Stated task: Leave out the pictures and retype only the lines from the opening line to the line that holds "const seriesNames = ['償還元金','利子'];", both ends included.

Given data:
· · · · · · ·

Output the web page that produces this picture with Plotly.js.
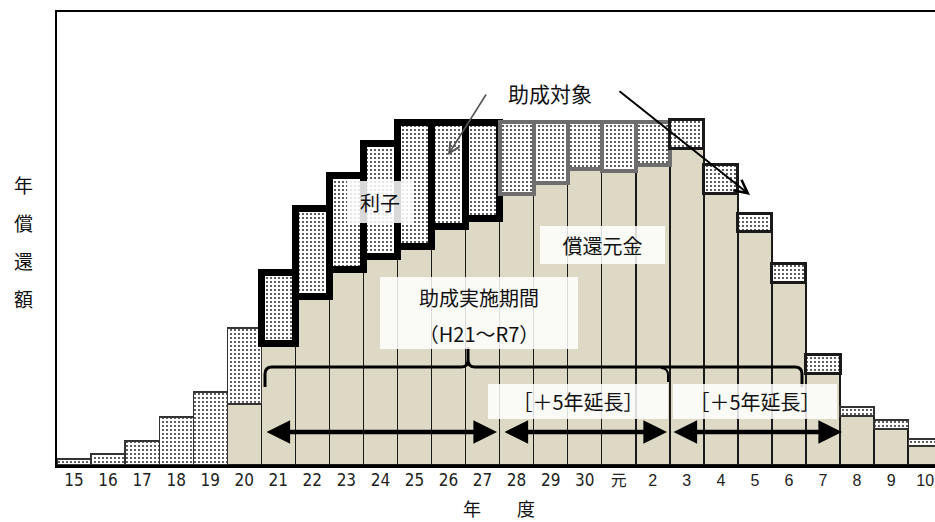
<!DOCTYPE html>
<html>
<head>
<meta charset="utf-8">
<script src="https://cdn.plot.ly/plotly-3.0.1.min.js"></script>
<style>html,body{margin:0;padding:0;background:#fff;}#chart{width:935px;height:522px;}</style>
</head>
<body>
<div id="chart"></div>
<script>
// ---- data (relative units, unlabeled axis) ----
const years = ['15','16','17','18','19','20','21','22','23','24','25','26','27','28','29','30','元','2','3','4','5','6','7','8','9','10'];
const principal = [0,0,0,0,0,61,121.5,169,196,209,219,239,246.5,271,282,296,294,300,317,272,234,183,92,49,36,19];
const interest  = [6,11,24,48,73,76,71,88,94,112.5,123.5,103.5,96,72,61,47,49,43,29,29,18,19,19,9,9,7];
const narrowTicks = ['15','16','17','18','19','20','21','22','23','24','25','26','27','28','29','30'];
const seriesNames = ['償還元金','利子'];

// ---- helpers: pixel -> paper ----
const L = 57, R = 935, T = 12, B = 465;
const X = x => (x - L) / (R - L);
const Y = y => (B - y) / (B - T);
const P = (x, y) => X(x) + ',' + Y(y);

const JP = '"Noto Sans CJK JP", "Noto Sans", sans-serif';

// per-bar outline styles for interest boxes
const lineW = years.map((_, i) => i <= 5 ? 1.2 : i <= 12 ? 7 : i <= 17 ? 4 : i <= 22 ? 3 : 1.2);
const lineC = years.map((_, i) => i <= 5 ? '#333' : i <= 12 ? '#000' : i <= 17 ? '#6e6e6e' : i <= 22 ? '#1a1a1a' : '#333');

const tickText = years.map(t => narrowTicks.includes(t) ? t :
  '<span style="font-family:Liberation Sans, Noto Sans CJK JP;font-size:16px">' + t + '</span>');

const traces = [
  {
    type: 'bar', name: seriesNames[0], x: years, y: principal,
    marker: { color: '#DDD9C4', line: { color: '#1a1a1a', width: 1.5 } },
    hoverinfo: 'skip'
  },
  {
    type: 'bar', name: seriesNames[1], x: years, y: interest,
    marker: {
      color: '#fff',
      pattern: { shape: '.', fgcolor: '#111', bgcolor: '#fff', size: 4, solidity: 0.16 },
      line: { color: lineC, width: lineW }
    },
    hoverinfo: 'skip'
  }
];

const box = (text, cx, cy, w, h) => ({
  xref: 'paper', yref: 'paper', x: X(cx), y: Y(cy), xanchor: 'center', yanchor: 'middle',
  text: text, showarrow: false, width: w, height: h, bgcolor: 'rgba(255,255,255,0.85)',
  borderwidth: 0, borderpad: 0, font: { family: JP, size: 20, color: '#111' }
});
const dbl = (x1, x2, y) => ({
  xref: 'paper', yref: 'paper', x: X(x2), y: Y(y), ax: x1 - x2, ay: 0, axref: 'pixel', ayref: 'pixel',
  text: '', showarrow: true, arrowside: 'end+start', arrowhead: 2, arrowwidth: 4.5, arrowsize: 1.05, arrowcolor: '#000'
});
const ylab = (ch, y) => ({
  xref: 'paper', yref: 'paper', x: X(23), y: Y(y), xanchor: 'center', yanchor: 'middle',
  text: ch, showarrow: false, font: { family: JP, size: 19, color: '#111' }
});

const annotations = [
  box('利子', 380, 202, 66, 42),
  box('償還元金', 602, 245, 125, 38),
  box('助成実施期間', 479, 297, 198, 40),
  box('（H21～R7）', 479, 333, 198, 32),
  box('［＋5年延長］', 578, 401, 180, 35),
  box('［＋5年延長］', 755, 401, 164, 35),
  { xref: 'paper', yref: 'paper', x: X(550), y: Y(93), xanchor: 'center', yanchor: 'middle',
    text: '助成対象', showarrow: false, font: { family: JP, size: 21, color: '#111' } },
  { xref: 'paper', yref: 'paper', x: X(448), y: Y(155), ax: 39, ay: -62, axref: 'pixel', ayref: 'pixel',
    text: '', showarrow: true, arrowhead: 5, arrowwidth: 1.6, arrowsize: 1.3, arrowcolor: '#555' },
  { xref: 'paper', yref: 'paper', x: X(750), y: Y(195), ax: -132, ay: -105, axref: 'pixel', ayref: 'pixel',
    text: '', showarrow: true, arrowhead: 5, arrowwidth: 2, arrowsize: 1.3, arrowcolor: '#000' },
  dbl(265, 497, 432),
  dbl(503, 667, 432),
  dbl(672, 842, 432),
  ylab('年', 184), ylab('償', 222), ylab('還', 260), ylab('額', 298),
  { xref: 'paper', yref: 'paper', x: X(499), y: Y(508), xanchor: 'center', yanchor: 'middle',
    text: '年　　度', showarrow: false, font: { family: JP, size: 18, color: '#111' } }
];

const bracePath = 'M' + P(265, 387) + ' L' + P(265, 374) + ' Q' + P(265, 367) + ' ' + P(272, 367) +
  ' L' + P(461, 367) + ' Q' + P(468, 367) + ' ' + P(468, 360) + ' L' + P(468, 347) +
  ' L' + P(468, 360) + ' Q' + P(468, 367) + ' ' + P(475, 367) +
  ' L' + P(795, 367) + ' Q' + P(802, 367) + ' ' + P(802, 374) + ' L' + P(802, 387);
const hookPath = 'M' + P(661, 368) + ' Q' + P(668, 368) + ' ' + P(668, 375) + ' L' + P(668, 382);

const layout = {
  width: 935, height: 522,
  margin: { l: L, r: 935 - R, t: T, b: 522 - B },
  paper_bgcolor: '#fff', plot_bgcolor: '#fff',
  barmode: 'stack', bargap: 0, showlegend: false,
  xaxis: {
    type: 'category', range: [-0.5, 25.29], tickvals: years, ticktext: tickText,
    showline: true, mirror: true, linewidth: 2.5, linecolor: '#000', ticks: '', showgrid: false, zeroline: false,
    tickfont: { family: '"Liberation Sans Narrow", "DejaVu Sans Condensed", "Liberation Sans", sans-serif', size: 17, color: '#222' },
    ticklabelstandoff: -2,
    fixedrange: true
  },
  yaxis: {
    range: [0, B - T], showline: true, linewidth: 2.5, linecolor: '#000', showticklabels: false,
    ticks: '', showgrid: false, zeroline: false, fixedrange: true
  },
  shapes: [
    { type: 'path', xref: 'paper', yref: 'paper', path: bracePath, line: { color: '#000', width: 3 } },
    { type: 'path', xref: 'paper', yref: 'paper', path: hookPath, line: { color: '#000', width: 2 } }
  ],
  annotations: annotations
};

Plotly.newPlot('chart', traces, layout, { staticPlot: true, displayModeBar: false });
</script>
</body>
</html>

· · · · · · ·

Solution to this problem:
Output the web page that produces this picture with Plotly.js.
<!DOCTYPE html>
<html>
<head>
<meta charset="utf-8">
<script src="https://cdn.plot.ly/plotly-3.0.1.min.js"></script>
<style>html,body{margin:0;padding:0;background:#fff;}#chart{width:935px;height:522px;}</style>
</head>
<body>
<div id="chart"></div>
<script>
// ---- data (relative units, unlabeled axis) ----
const years = ['15','16','17','18','19','20','21','22','23','24','25','26','27','28','29','30','元','2','3','4','5','6','7','8','9','10'];
const principal = [0,0,0,0,0,61,121.5,169,196,209,219,239,246.5,271,282,296,294,300,317,272,234,183,92,49,36,19];
const interest  = [6,11,24,48,73,76,71,88,94,112.5,123.5,103.5,96,72,61,47,49,43,29,29,18,19,19,9,9,7];
const narrowTicks = ['15','16','17','18','19','20','21','22','23','24','25','26','27','28','29','30'];
const seriesNames = ['償還元金','利子'];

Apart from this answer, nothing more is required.